From the inside flap of Shooting Star, published in 1974, five years before John Wayne's death: "Of all the bigger-than-life characters that the movies have ever boasted, none has ever loomed larger than John Wayne. Apart from his physique and personality his box-office appeal is unmatched in movie history. Wayne has starred in 17 of the 100 highest-grossing films of all time, and his pictures have grossed more collectively than those of any other star—well over $400,000,000!
"What is the appeal that has made a Superman of Duke Wayne? As one movie critic put it, writing about his most recent film: "Now that everything is sliding downhill, the whole country creeping towards the San Andreas fault as if it were determined to vanish there, Watergate, the energy crisis, inflation and all, it is odd and paradoxical that one thing at least remains, resisting the pull, beyond all change, as eternal as the faces of the presidents on Mt. Rushmore—John Wayne, standing tall, older, slightly stooped, impatiently puzzled by other people's doubts and ideas, still and forever Duke Wayne...Across the country there are men who yearn for a simpler form of masculinity, who are more shocked by contemporary ambiguity than by decadence, and here is Wayne to show them and us that the old riches we doubted were right after all, that men are happy in the company of men, that a gun is ht best argument clincher, that you don't coddle 'punks,' that it's OK to eat suspects up before giving them the Miranda warning."

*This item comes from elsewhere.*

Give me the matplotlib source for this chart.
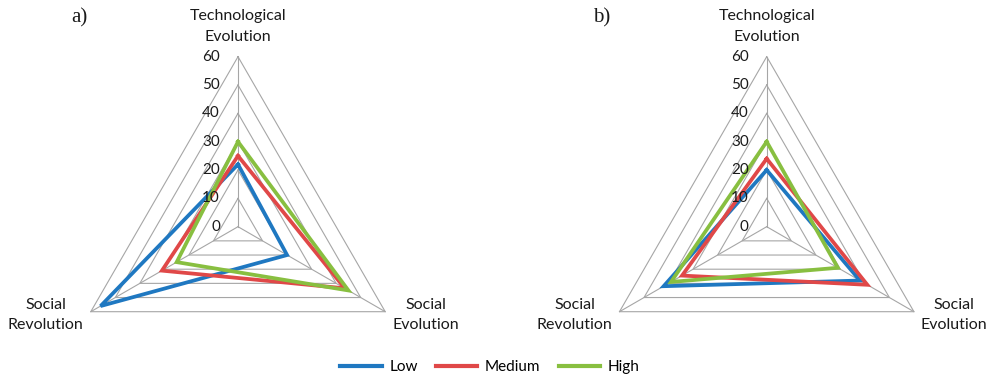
import matplotlib.pyplot as plt
import numpy as np

plt.rcParams['font.family'] = ['Lato', 'DejaVu Sans']

categories = ['Technological\nEvolution', 'Social\nEvolution', 'Social\nRevolution']
levels = [0, 10, 20, 30, 40, 50, 60]
series = ['Low', 'Medium', 'High']
colors = ['#1f78c1', '#e04848', '#88bf40']

# values per series: [Technological Evolution, Social Evolution, Social Revolution]
panel_a = {
    'Low': [22, 20, 56],
    'Medium': [25, 43.5, 31],
    'High': [30, 45, 25],
}
panel_b = {
    'Low': [20, 38, 42],
    'Medium': [24, 41, 34.5],
    'High': [30, 29, 39],
}

W, H = 994, 379
px = 170 / 60.0  # pixels per unit of value
angles = np.deg2rad([90, -30, 210])
TXT = '#1a1a1a'


def to_xy(vals):
    vals = np.asarray(vals, dtype=float)
    x = vals * np.cos(angles)
    y = vals * np.sin(angles)
    return np.append(x, x[0]), np.append(y, y[0])


def radar(ax, data, cx, tag, tag_x, right_x, left_x):
    # ax spans half the figure; cx and the *_x arguments are pixel positions inside it
    w = W / 2
    cy = 226.7
    ax.set_xlim(-cx / px, (w - cx) / px)
    ax.set_ylim((cy - H) / px, cy / px)
    ax.axis('off')

    def xp(p):
        return (p - cx) / px

    for lv in levels[1:]:
        x, y = to_xy([lv] * 3)
        ax.plot(x, y, color='#a6a6a6', lw=0.8, zorder=1)
    for a in angles:
        ax.plot([0, 60 * np.cos(a)], [0, 60 * np.sin(a)], color='#a6a6a6', lw=0.8, zorder=1)

    for lv in levels:
        ax.text(-18 / px, lv, str(lv), ha='right', va='center', fontsize=11, color=TXT, zorder=3)

    for s, c in zip(series, colors):
        x, y = to_xy(data[s])
        ax.plot(x, y, color=c, lw=2.7, solid_joinstyle='miter', zorder=2)

    kw = dict(ha='center', va='center', fontsize=11.5, linespacing=1.6, color=TXT)
    ax.text(0, (cy - 26.5) / px, categories[0], **kw)
    ax.text(xp(right_x), (cy - 315) / px, categories[1], **kw)
    ax.text(xp(left_x), (cy - 315) / px, categories[2], **kw)
    ax.text(xp(tag_x), (cy - 18) / px, tag, ha='center', va='center', fontsize=15,
            family='Liberation Serif', color=TXT)


fig = plt.figure(figsize=(W / 100, H / 100), dpi=100)
ax1 = fig.add_axes([0, 0, 0.5, 1])
ax2 = fig.add_axes([0.5, 0, 0.5, 1])

radar(ax1, panel_a, 238, 'a)', 79, 425.7, 45.7)
radar(ax2, panel_b, 269.7, 'b)', 105, 457, 77.7)

handles = [plt.Line2D([], [], color=c, lw=3) for c in colors]
fig.legend(handles, series, loc='center', bbox_to_anchor=(490 / W, 1 - 367 / H), ncol=3,
           frameon=False, fontsize=11, handlelength=2.7, handletextpad=0.5, columnspacing=1.2)

fig.savefig('out.png', dpi=100)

"Born Marion Robert Morrison, a high school and college football hero, the young actor who took the name John Wayne was for years featured in nothing but pedestrian Westerns. From there he moved on to become the leading man to many of the great women stars of that period, including Marlene Dietrich, Claire Trevor, Paulette Goddard, Jean Arthur, Claudette Colbert, Susan Hayward, and Joan Crawford. Then suddenly he emerged as that giant figure, Duke Wayne, a magnificent and wildly successful star in his own right, the closest associate and lifelong friend of the screen's greatest director of all time, John Ford.
Wayne is a man of many paradoxes. He was the most popular drawing card for decades but was consistently overlooked by the Oscar awards bestower until, in the twilight of his career, he finally received that recognition. He is a 100 percent super-American, but all three of his marriages were to Latin women. He has been a sometimes misguided but consistently idealistic patriot, whose militantly conservative political convictions almost destroyed him for reasons he never comprehended
Maurice Zolotow has written a remarkably candid and objective biography about his friend. It is a book that any film fan will find engrossing, whether a Duke Wayne admirer or not, for it as an honest story of a truly epic figure."